You can download the latest version of our code
from github.com/norouzi/mih.
Reference
[1] An extended version of the conference paper,
arxiv.org/abs/1307.2982
[2] Fast Search in Hamming Space with Multi-Index Hashing,
Mohammad Norouzi, Ali Punjani, David Fleet,
IEEE Computer Vision and Pattern Recognition (CVPR), 2012. [pdf]

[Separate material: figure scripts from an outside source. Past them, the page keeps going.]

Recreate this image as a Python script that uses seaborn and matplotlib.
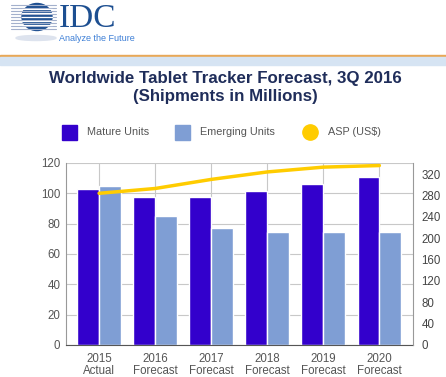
import numpy as np
import pandas as pd
import seaborn as sns
import matplotlib.pyplot as plt
from matplotlib.patches import Rectangle, Ellipse
from matplotlib.lines import Line2D

years = ['2015\nActual', '2016\nForecast', '2017\nForecast', '2018\nForecast', '2019\nForecast', '2020\nForecast']
mature = [102.6, 97.3, 97.3, 101.2, 106.1, 110.9]
emerging = [104.8, 85.0, 76.9, 74.5, 74.5, 74.5]
asp = [284, 293, 310, 324, 333, 336]

sns.set_style('white')
plt.rcParams['font.family'] = ['Liberation Sans', 'DejaVu Sans']

df = pd.DataFrame({'year': years * 2,
                   'units': mature + emerging,
                   'series': ['Mature Units'] * 6 + ['Emerging Units'] * 6})

c_mat = '#3300cc'
c_emg = '#7f9ed4'
c_asp = '#ffcc00'
grey = '#555555'

fig = plt.figure(figsize=(4.46, 3.77), dpi=100)
ax = fig.add_axes([0.148, 0.085, 0.778, 0.483])

sns.barplot(data=df, x='year', y='units', hue='series', ax=ax,
            palette=[c_mat, c_emg], width=0.78, gap=0, saturation=1, legend=False)
ax.set_xlim(-0.59, 5.6)
ax.set_ylim(0, 120)
ax.set_yticks(range(0, 121, 20))
ax.set_xlabel('')
ax.set_ylabel('')
ax.grid(True, color='#c8c8c8', lw=0.8)
ax.set_axisbelow(True)
ax.tick_params(labelsize=8.3, colors=grey, length=0, pad=4)
ax.tick_params(axis='x', pad=6)
for t in ax.get_xticklabels():
    t.set_linespacing(1.0)

ax2 = ax.twinx()
sns.lineplot(x=np.arange(6), y=asp, ax=ax2, color=c_asp, lw=2.5)
ax2.set_ylim(0, 341)
ax2.set_yticks(range(0, 321, 40))
ax2.tick_params(labelsize=8.3, colors='#444444', length=0, pad=6)

for a in (ax, ax2):
    for s in a.spines.values():
        s.set_visible(False)
ax.spines['left'].set_visible(True)
ax.spines['bottom'].set_visible(True)
ax2.spines['right'].set_visible(True)
ax.spines['left'].set_color('#999999')
ax.spines['bottom'].set_color('#555555')
ax2.spines['right'].set_color('#999999')

# header
fig.add_artist(Rectangle((0, 1 - 57 / 377), 1, 2 / 377, transform=fig.transFigure, color='#e8a857'))
fig.add_artist(Rectangle((0, 1 - 65 / 377), 1, 8 / 377, transform=fig.transFigure, color='#d6e4f3'))
fig.add_artist(Ellipse((36 / 446, 1 - 38 / 377), 40 / 446, 5 / 377, transform=fig.transFigure, color='#dde3ee'))
for yy in [5, 8, 11, 14, 17, 20, 23, 26, 29]:
    fig.add_artist(Line2D([11 / 446, 56 / 446], [1 - yy / 377] * 2, color='#a3b0cc', lw=0.8))
fig.add_artist(Ellipse((37 / 446, 1 - 17 / 377), 30 / 446, 27 / 377, transform=fig.transFigure, color='#1d4f91'))
for yy in [9, 13, 17, 21, 25]:
    fig.add_artist(Line2D([22 / 446, 52 / 446], [1 - yy / 377] * 2, color='white', lw=0.9))
fig.text(59 / 446, 1 - 27 / 377, 'IDC', family='Liberation Serif', fontsize=24, color='#1d4f91',
         va='baseline')
fig.text(59 / 446, 1 - 34 / 377, 'Analyze the Future', fontsize=6.5, color='#3d7fd6', va='top')

fig.text(0.505, 1 - 78 / 377, 'Worldwide Tablet Tracker Forecast, 3Q 2016', ha='center', va='center',
         fontsize=12.2, fontweight='bold', color='#1f2d5a')
fig.text(0.505, 1 - 97 / 377, '(Shipments in Millions)', ha='center', va='center',
         fontsize=12.2, fontweight='bold', color='#1f2d5a')

# legend
ly = 1 - 132 / 377
fig.add_artist(Rectangle((62 / 446, ly - 7.5 / 377), 15 / 446, 15 / 377, transform=fig.transFigure, color=c_mat))
fig.text(87 / 446, ly, 'Mature Units', va='center', fontsize=7.8, color=grey)
fig.add_artist(Rectangle((175 / 446, ly - 7.5 / 377), 15 / 446, 15 / 377, transform=fig.transFigure, color=c_emg))
fig.text(200 / 446, ly, 'Emerging Units', va='center', fontsize=7.8, color=grey)
fig.add_artist(Line2D([310 / 446], [ly], marker='o', ms=11, color=c_asp, transform=fig.transFigure))
fig.text(328 / 446, ly, 'ASP (US$)', va='center', fontsize=7.8, color=grey)

fig.savefig('out.png', dpi=100)
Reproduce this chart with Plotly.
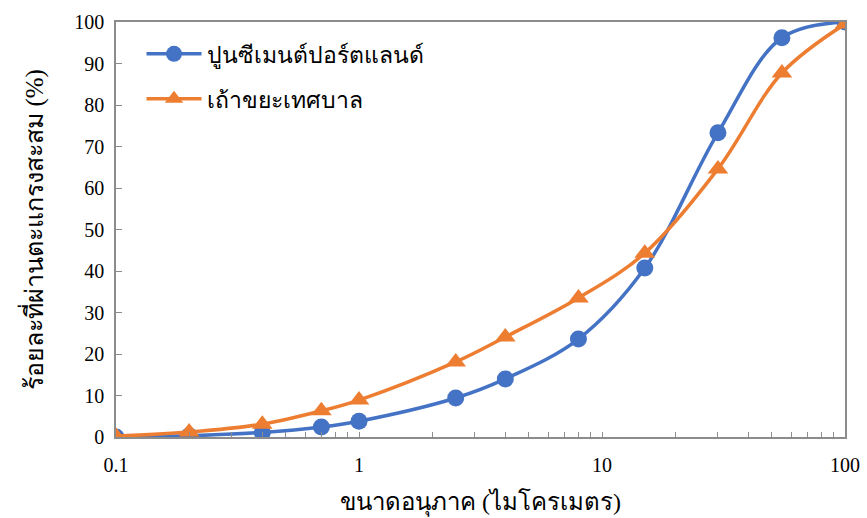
import plotly.graph_objects as go

# Particle size (micrometres) and cumulative percent passing
sizes = [0.1, 0.2, 0.4, 0.7, 1, 2.5, 4, 8, 15, 30, 55, 100]
cement_pass = [0.0, 0.3, 1.1, 2.4, 3.8, 9.4, 14.0, 23.6, 40.7, 73.3, 96.2, 100.0]
ash_pass = [0.2, 1.2, 3.1, 6.3, 8.9, 18.1, 24.1, 33.5, 44.3, 64.6, 87.7, 99.5]

cement_name = "ปูนซีเมนต์ปอร์ตแลนด์"
ash_name = "เถ้าขยะเทศบาล"
x_title = "ขนาดอนุภาค (ไมโครเมตร)"
y_title = "ร้อยละที่ผ่านตะแกรงสะสม (%)"

decades = [0.1, 1, 10]
decade_labels = ["0.1", "1", "10", "100"]

# log-axis ticks: labelled at each decade, unlabelled at 2..9 within it
tick_vals, tick_text = [], []
for d, lab in zip(decades, decade_labels):
    for k in range(1, 10):
        tick_vals.append(round(d * k, 6))
        tick_text.append(lab if k == 1 else "")
tick_vals.append(100)
tick_text.append(decade_labels[-1])

BLUE = "#4472C4"
ORANGE = "#ED7D31"
AXIS = "#8c8c8c"
FONT = "Liberation Serif, Times New Roman, serif"

fig = go.Figure()
fig.add_trace(go.Scatter(
    x=sizes, y=cement_pass, name=cement_name, mode="lines+markers",
    legendgroup="cement",
    line=dict(color=BLUE, width=3.5, shape="spline", smoothing=1.0),
    marker=dict(symbol="circle", size=17, color=BLUE),
))
fig.add_trace(go.Scatter(
    x=sizes, y=ash_pass, name=ash_name, mode="lines+markers",
    legendgroup="ash",
    line=dict(color=ORANGE, width=3.5, shape="spline", smoothing=1.0),
    marker=dict(symbol="triangle-up", size=18, color=ORANGE),
))

fig.update_layout(
    width=867, height=518,
    margin=dict(l=116, r=22, t=22, b=81, autoexpand=False),
    paper_bgcolor="white", plot_bgcolor="white",
    font=dict(family=FONT, size=20, color="black"),
    showlegend=True,
    legend=dict(
        x=0.035, y=0.975, xanchor="left", yanchor="top",
        bgcolor="rgba(0,0,0,0)", font=dict(size=23),
        itemwidth=55, tracegroupgap=12,
    ),
    xaxis=dict(
        type="log", range=[-1, 2], automargin=False,
        tickvals=tick_vals, ticktext=tick_text,
        ticks="inside", ticklen=5, tickcolor=AXIS,
        ticklabelstandoff=9,
        showline=True, linecolor=AXIS, linewidth=1.5, mirror=True,
        showgrid=False, zeroline=False,
        title=dict(text=x_title, font=dict(size=24), standoff=18),
    ),
    yaxis=dict(
        range=[0, 100], dtick=10, automargin=False,
        ticks="inside", ticklen=6, tickcolor=AXIS,
        ticklabelstandoff=6,
        showline=True, linecolor=AXIS, linewidth=1.5, mirror=True,
        showgrid=False, zeroline=False,
        title=dict(text=y_title, font=dict(size=25), standoff=24),
    ),
)

fig.write_html("out.html")
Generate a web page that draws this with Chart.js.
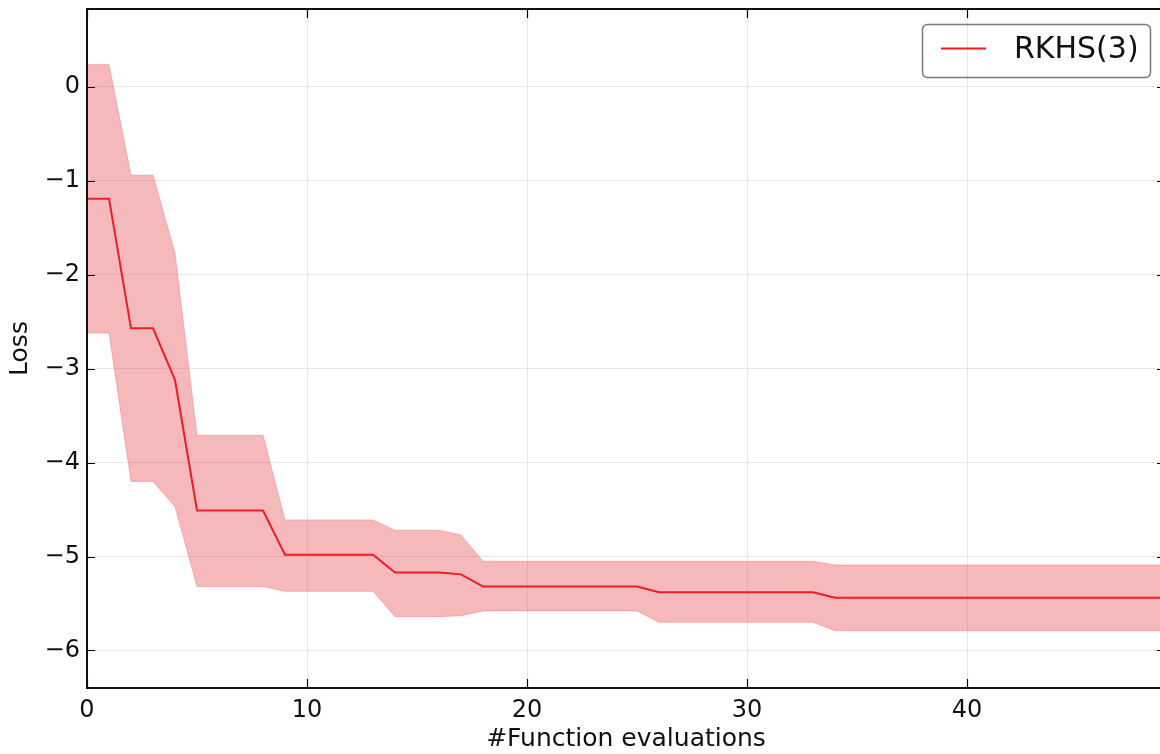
<!DOCTYPE html>
<html><head><meta charset="utf-8">
<script src="https://cdn.jsdelivr.net/npm/chart.js@4.4.0/dist/chart.umd.min.js"></script>
<style>html,body{margin:0;padding:0;overflow:hidden;background:#fff;width:1160px;height:754px}canvas{display:block}</style>
</head><body><canvas id="c" width="1165" height="754" style="width:1165px;height:754px"></canvas>
<script>
const evaluations = [0,1,2,3,4,5,6,7,8,9,10,11,12,13,14,15,16,17,18,19,20,21,22,23,24,25,26,27,28,29,30,31,32,33,34,35,36,37,38,39,40,41,42,43,44,45,46,47,48,49];
const meanLoss = [-1.19,-1.19,-2.57,-2.57,-3.12,-4.51,-4.51,-4.51,-4.51,-4.98,-4.98,-4.98,-4.98,-4.98,-5.17,-5.17,-5.17,-5.19,-5.32,-5.32,-5.32,-5.32,-5.32,-5.32,-5.32,-5.32,-5.38,-5.38,-5.38,-5.38,-5.38,-5.38,-5.38,-5.38,-5.44,-5.44,-5.44,-5.44,-5.44,-5.44,-5.44,-5.44,-5.44,-5.44,-5.44,-5.44,-5.44,-5.44,-5.44,-5.44];
const upperLoss = [0.24,0.24,-0.94,-0.94,-1.77,-3.71,-3.71,-3.71,-3.71,-4.61,-4.61,-4.61,-4.61,-4.61,-4.72,-4.72,-4.72,-4.77,-5.05,-5.05,-5.05,-5.05,-5.05,-5.05,-5.05,-5.05,-5.05,-5.05,-5.05,-5.05,-5.05,-5.05,-5.05,-5.05,-5.09,-5.09,-5.09,-5.09,-5.09,-5.09,-5.09,-5.09,-5.09,-5.09,-5.09,-5.09,-5.09,-5.09,-5.09,-5.09];
const lowerLoss = [-2.62,-2.62,-4.20,-4.20,-4.47,-5.32,-5.32,-5.32,-5.32,-5.37,-5.37,-5.37,-5.37,-5.37,-5.64,-5.64,-5.64,-5.63,-5.58,-5.58,-5.58,-5.58,-5.58,-5.58,-5.58,-5.58,-5.70,-5.70,-5.70,-5.70,-5.70,-5.70,-5.70,-5.70,-5.79,-5.79,-5.79,-5.79,-5.79,-5.79,-5.79,-5.79,-5.79,-5.79,-5.79,-5.79,-5.79,-5.79,-5.79,-5.79];
const xTicks = [0,10,20,30,40];
const yTicks = [-6,-5,-4,-3,-2,-1,0];
const seriesLabel = 'RKHS(3)';
const xTitle = '#Function evaluations';
const yTitle = 'Loss';

const FONT = 'DejaVu Sans';
const pts = arr => evaluations.map((x,i)=>({x:x,y:arr[i]}));

const framePlugin = {
  id:'frame',
  afterDatasetsDraw(chart){
    const {ctx, chartArea:a, scales:{x,y}} = chart;
    ctx.save();
    ctx.strokeStyle='#000'; ctx.lineWidth=1.2;
    ctx.beginPath();
    x.ticks.forEach(t=>{const px=Math.round(x.getPixelForValue(t.value))+0.5; ctx.moveTo(px,a.bottom); ctx.lineTo(px,a.bottom-9); ctx.moveTo(px,a.top); ctx.lineTo(px,a.top+9);});
    y.ticks.forEach(t=>{const py=Math.round(y.getPixelForValue(t.value))+0.5; ctx.moveTo(a.left,py); ctx.lineTo(a.left+8,py); ctx.moveTo(a.right,py); ctx.lineTo(a.right-8,py);});
    ctx.stroke();
    ctx.lineWidth=2;
    ctx.strokeStyle='#111';
    ctx.strokeRect(a.left,a.top,a.right-a.left,a.bottom-a.top);
    // legend
    ctx.lineWidth=1.5; ctx.strokeStyle='#7a7a7a';
    ctx.beginPath(); ctx.roundRect(922.5,24.5,228,53,5); ctx.stroke();
    const ds = chart.data.datasets[0];
    ctx.strokeStyle=ds.borderColor; ctx.lineWidth=2;
    ctx.beginPath(); ctx.moveTo(941,48.5); ctx.lineTo(986,48.5); ctx.stroke();
    ctx.fillStyle='#111'; ctx.font='30px "'+FONT+'"'; ctx.textAlign='left'; ctx.textBaseline='middle';
    ctx.fillText(ds.label,1014,50);
    ctx.restore();
  }
};

new Chart(document.getElementById('c'),{
  type:'line',
  data:{datasets:[
    {label:seriesLabel,data:pts(meanLoss),borderColor:'#ee1c24',borderWidth:2,pointRadius:0,tension:0,fill:false,order:0},
    {label:'lower',data:pts(lowerLoss),borderColor:'rgba(230,90,95,0.35)',borderWidth:1,pointRadius:0,tension:0,fill:false,order:2},
    {label:'upper',data:pts(upperLoss),borderColor:'rgba(230,90,95,0.35)',borderWidth:1,pointRadius:0,tension:0,fill:'-1',backgroundColor:'rgba(232,80,84,0.4)',order:1}
  ]},
  options:{
    responsive:false,animation:false,
    layout:{padding:{top:9,left:0,right:0,bottom:0}},
    plugins:{legend:{display:false},tooltip:{enabled:false}},
    scales:{
      x:{type:'linear',min:0,max:49,
        afterBuildTicks:s=>{s.ticks=xTicks.map(v=>({value:v}));},
        afterFit:s=>{s.height=66;s.paddingLeft=0;s.paddingRight=0;},
        ticks:{font:{family:FONT,size:24},color:'#111',padding:8,maxRotation:0,autoSkip:false},
        grid:{color:'#e6e6e6',drawTicks:false,lineWidth:1},
        border:{display:false},
        title:{display:true,text:xTitle,font:{family:FONT,size:25},color:'#111',padding:{top:0,bottom:0}}
      },
      y:{type:'linear',min:-6.4,max:0.83,
        afterBuildTicks:s=>{s.ticks=yTicks.map(v=>({value:v}));},
        afterFit:s=>{s.width=87;s.paddingTop=0;s.paddingBottom=0;},
        ticks:{font:{family:FONT,size:24},color:'#111',padding:7,callback:v=>String(v).replace('-','\u2212')},
        grid:{color:'#e6e6e6',drawTicks:false,lineWidth:1},
        border:{display:false},
        title:{display:true,text:yTitle,font:{family:FONT,size:25},color:'#111',padding:{top:5,bottom:0}}
      }
    }
  },
  plugins:[framePlugin]
});
</script></body></html>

Abstract: There has been growing interest in mapping image data onto
compact binary codes for fast near neighbor search in vision
applications. Although binary codes are motivated by their use as
direct indices (addresses) into a hash table, codes longer than 32
bits are not being used in this way, as it was thought to be
ineffective. We introduce a rigorous way to build multiple hash tables
on binary code substrings that enables exact K-nearest neighbor search
in Hamming space. The algorithm is straightforward to implement,
storage efficient, and it has sub-linear run-time behavior for
uniformly distributed codes. Empirical results show dramatic speed-ups
over a linear scan baseline and for datasets with up to one billion
items, 64- or 128-bit codes, and search radii up to 25 bits.